*Data shown:*
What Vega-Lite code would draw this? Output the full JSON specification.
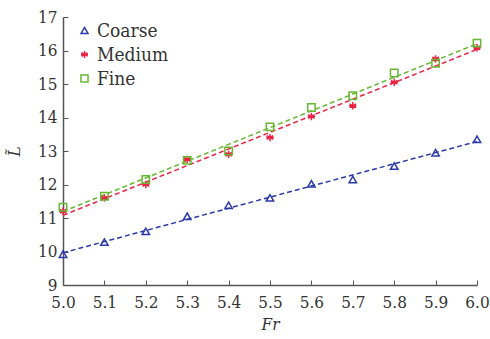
{
  "$schema": "https://vega.github.io/schema/vega-lite/v6.json",
  "width": 414,
  "height": 268,
  "autosize": {"type": "none"},
  "padding": {"left": 63, "top": 17, "right": 13, "bottom": 54},
  "background": "white",
  "config": {
    "view": {"stroke": null},
    "font": "DejaVu Serif Condensed",
    "axis": {
      "grid": false,
      "labelFlush": false,
      "domainColor": "#555555",
      "domainWidth": 1.5,
      "tickColor": "#555555",
      "labelFont": "DejaVu Serif Condensed",
      "labelFontSize": 17,
      "labelColor": "#333333",
      "titleFont": "DejaVu Serif Condensed",
      "titleFontSize": 17,
      "titleFontStyle": "italic",
      "titleFontWeight": "normal",
      "titleColor": "#333333"
    }
  },
  "data": {
    "values": [
      {"series": "Coarse", "Fr": 5.0, "L": 9.92},
      {"series": "Coarse", "Fr": 5.1, "L": 10.28},
      {"series": "Coarse", "Fr": 5.2, "L": 10.6},
      {"series": "Coarse", "Fr": 5.3, "L": 11.05},
      {"series": "Coarse", "Fr": 5.4, "L": 11.38},
      {"series": "Coarse", "Fr": 5.5, "L": 11.6},
      {"series": "Coarse", "Fr": 5.6, "L": 12.02},
      {"series": "Coarse", "Fr": 5.7, "L": 12.15},
      {"series": "Coarse", "Fr": 5.8, "L": 12.55},
      {"series": "Coarse", "Fr": 5.9, "L": 12.95},
      {"series": "Coarse", "Fr": 6.0, "L": 13.35},
      {"series": "Medium", "Fr": 5.0, "L": 11.2},
      {"series": "Medium", "Fr": 5.1, "L": 11.6},
      {"series": "Medium", "Fr": 5.2, "L": 12.0},
      {"series": "Medium", "Fr": 5.3, "L": 12.75},
      {"series": "Medium", "Fr": 5.4, "L": 12.9},
      {"series": "Medium", "Fr": 5.5, "L": 13.4},
      {"series": "Medium", "Fr": 5.6, "L": 14.03},
      {"series": "Medium", "Fr": 5.7, "L": 14.35},
      {"series": "Medium", "Fr": 5.8, "L": 15.05},
      {"series": "Medium", "Fr": 5.9, "L": 15.75},
      {"series": "Medium", "Fr": 6.0, "L": 16.08},
      {"series": "Fine", "Fr": 5.0, "L": 11.32},
      {"series": "Fine", "Fr": 5.1, "L": 11.65},
      {"series": "Fine", "Fr": 5.2, "L": 12.15},
      {"series": "Fine", "Fr": 5.3, "L": 12.72},
      {"series": "Fine", "Fr": 5.4, "L": 13.0},
      {"series": "Fine", "Fr": 5.5, "L": 13.72},
      {"series": "Fine", "Fr": 5.6, "L": 14.3},
      {"series": "Fine", "Fr": 5.7, "L": 14.65},
      {"series": "Fine", "Fr": 5.8, "L": 15.33},
      {"series": "Fine", "Fr": 5.9, "L": 15.62},
      {"series": "Fine", "Fr": 6.0, "L": 16.22}
    ]
  },
  "encoding": {
    "x": {
      "field": "Fr", "type": "quantitative", "title": "Fr",
      "scale": {"domain": [5, 6], "nice": false, "zero": false},
      "axis": {"values": [5.0, 5.1, 5.2, 5.3, 5.4, 5.5, 5.6, 5.7, 5.8, 5.9, 6.0], "format": ".1f", "tickSize": -5, "labelPadding": 14, "titlePadding": 6}
    },
    "y": {
      "field": "L", "type": "quantitative", "title": "L̃",
      "scale": {"domain": [9, 17], "nice": false, "zero": false},
      "axis": {"values": [9, 10, 11, 12, 13, 14, 15, 16, 17], "tickSize": -5, "labelPadding": 11, "titlePadding": 14}
    },
    "color": {
      "field": "series", "type": "nominal",
      "scale": {"domain": ["Coarse", "Medium", "Fine"], "range": ["#2b3aa8", "#ee2244", "#66b832"]},
      "legend": {
        "title": null, "orient": "none", "legendX": 12, "legendY": 4,
        "labelFont": "DejaVu Serif Condensed", "labelFontSize": 19, "labelColor": "#333333",
        "symbolSize": 50, "symbolStrokeWidth": 1.5, "rowPadding": 4, "labelOffset": 3,
        "symbolFillColor": "transparent", "symbolDash": [1, 0]
      }
    }
  },
  "layer": [
    {
      "transform": [{"regression": "L", "on": "Fr", "groupby": ["series"]}],
      "mark": {"type": "line", "strokeDash": [5, 3], "strokeWidth": 1.5}
    },
    {
      "mark": {"type": "point", "filled": false, "strokeWidth": 1.5, "opacity": 1},
      "encoding": {
        "shape": {
          "field": "series", "type": "nominal",
          "scale": {"domain": ["Coarse", "Medium", "Fine"], "range": ["triangle-up", "M0,-1L0,1M-0.87,-0.5L0.87,0.5M-0.87,0.5L0.87,-0.5M-1,0L1,0", "square"]}
        },
        "size": {"value": 55}
      }
    }
  ]
}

*Required task:* The listing above must be printed again exactly, minus its pictures.

*Full output:*
What Vega-Lite code would draw this? Output the full JSON specification.
{
  "$schema": "https://vega.github.io/schema/vega-lite/v6.json",
  "width": 414,
  "height": 268,
  "autosize": {"type": "none"},
  "padding": {"left": 63, "top": 17, "right": 13, "bottom": 54},
  "background": "white",
  "config": {
    "view": {"stroke": null},
    "font": "DejaVu Serif Condensed",
    "axis": {
      "grid": false,
      "labelFlush": false,
      "domainColor": "#555555",
      "domainWidth": 1.5,
      "tickColor": "#555555",
      "labelFont": "DejaVu Serif Condensed",
      "labelFontSize": 17,
      "labelColor": "#333333",
      "titleFont": "DejaVu Serif Condensed",
      "titleFontSize": 17,
      "titleFontStyle": "italic",
      "titleFontWeight": "normal",
      "titleColor": "#333333"
    }
  },
  "data": {
    "values": [
      {"series": "Coarse", "Fr": 5.0, "L": 9.92},
      {"series": "Coarse", "Fr": 5.1, "L": 10.28},
      {"series": "Coarse", "Fr": 5.2, "L": 10.6},
      {"series": "Coarse", "Fr": 5.3, "L": 11.05},
      {"series": "Coarse", "Fr": 5.4, "L": 11.38},
      {"series": "Coarse", "Fr": 5.5, "L": 11.6},
      {"series": "Coarse", "Fr": 5.6, "L": 12.02},
      {"series": "Coarse", "Fr": 5.7, "L": 12.15},
      {"series": "Coarse", "Fr": 5.8, "L": 12.55},
      {"series": "Coarse", "Fr": 5.9, "L": 12.95},
      {"series": "Coarse", "Fr": 6.0, "L": 13.35},
      {"series": "Medium", "Fr": 5.0, "L": 11.2},
      {"series": "Medium", "Fr": 5.1, "L": 11.6},
      {"series": "Medium", "Fr": 5.2, "L": 12.0},
      {"series": "Medium", "Fr": 5.3, "L": 12.75},
      {"series": "Medium", "Fr": 5.4, "L": 12.9},
      {"series": "Medium", "Fr": 5.5, "L": 13.4},
      {"series": "Medium", "Fr": 5.6, "L": 14.03},
      {"series": "Medium", "Fr": 5.7, "L": 14.35},
      {"series": "Medium", "Fr": 5.8, "L": 15.05},
      {"series": "Medium", "Fr": 5.9, "L": 15.75},
      {"series": "Medium", "Fr": 6.0, "L": 16.08},
      {"series": "Fine", "Fr": 5.0, "L": 11.32},
      {"series": "Fine", "Fr": 5.1, "L": 11.65},
      {"series": "Fine", "Fr": 5.2, "L": 12.15},
      {"series": "Fine", "Fr": 5.3, "L": 12.72},
      {"series": "Fine", "Fr": 5.4, "L": 13.0},
      {"series": "Fine", "Fr": 5.5, "L": 13.72},
      {"series": "Fine", "Fr": 5.6, "L": 14.3},
      {"series": "Fine", "Fr": 5.7, "L": 14.65},
      {"series": "Fine", "Fr": 5.8, "L": 15.33},
      {"series": "Fine", "Fr": 5.9, "L": 15.62},
      {"series": "Fine", "Fr": 6.0, "L": 16.22}
    ]
  },
  "encoding": {
    "x": {
      "field": "Fr", "type": "quantitative", "title": "Fr",
      "scale": {"domain": [5, 6], "nice": false, "zero": false},
      "axis": {"values": [5.0, 5.1, 5.2, 5.3, 5.4, 5.5, 5.6, 5.7, 5.8, 5.9, 6.0], "format": ".1f", "tickSize": -5, "labelPadding": 14, "titlePadding": 6}
    },
    "y": {
      "field": "L", "type": "quantitative", "title": "L̃",
      "scale": {"domain": [9, 17], "nice": false, "zero": false},
      "axis": {"values": [9, 10, 11, 12, 13, 14, 15, 16, 17], "tickSize": -5, "labelPadding": 11, "titlePadding": 14}
    },
    "color": {
      "field": "series", "type": "nominal",
      "scale": {"domain": ["Coarse", "Medium", "Fine"], "range": ["#2b3aa8", "#ee2244", "#66b832"]},
      "legend": {
        "title": null, "orient": "none", "legendX": 12, "legendY": 4,
        "labelFont": "DejaVu Serif Condensed", "labelFontSize": 19, "labelColor": "#333333",
        "symbolSize": 50, "symbolStrokeWidth": 1.5, "rowPadding": 4, "labelOffset": 3,
        "symbolFillColor": "transparent", "symbolDash": [1, 0]
      }
    }
  },
  "layer": [
    {
      "transform": [{"regression": "L", "on": "Fr", "groupby": ["series"]}],
      "mark": {"type": "line", "strokeDash": [5, 3], "strokeWidth": 1.5}
    },
    {
      "mark": {"type": "point", "filled": false, "strokeWidth": 1.5, "opacity": 1},
      "encoding": {
        "shape": {
          "field": "series", "type": "nominal",
          "scale": {"domain": ["Coarse", "Medium", "Fine"], "range": ["triangle-up", "M0,-1L0,1M-0.87,-0.5L0.87,0.5M-0.87,0.5L0.87,-0.5M-1,0L1,0", "square"]}
        },
        "size": {"value": 55}
      }
    }
  ]
}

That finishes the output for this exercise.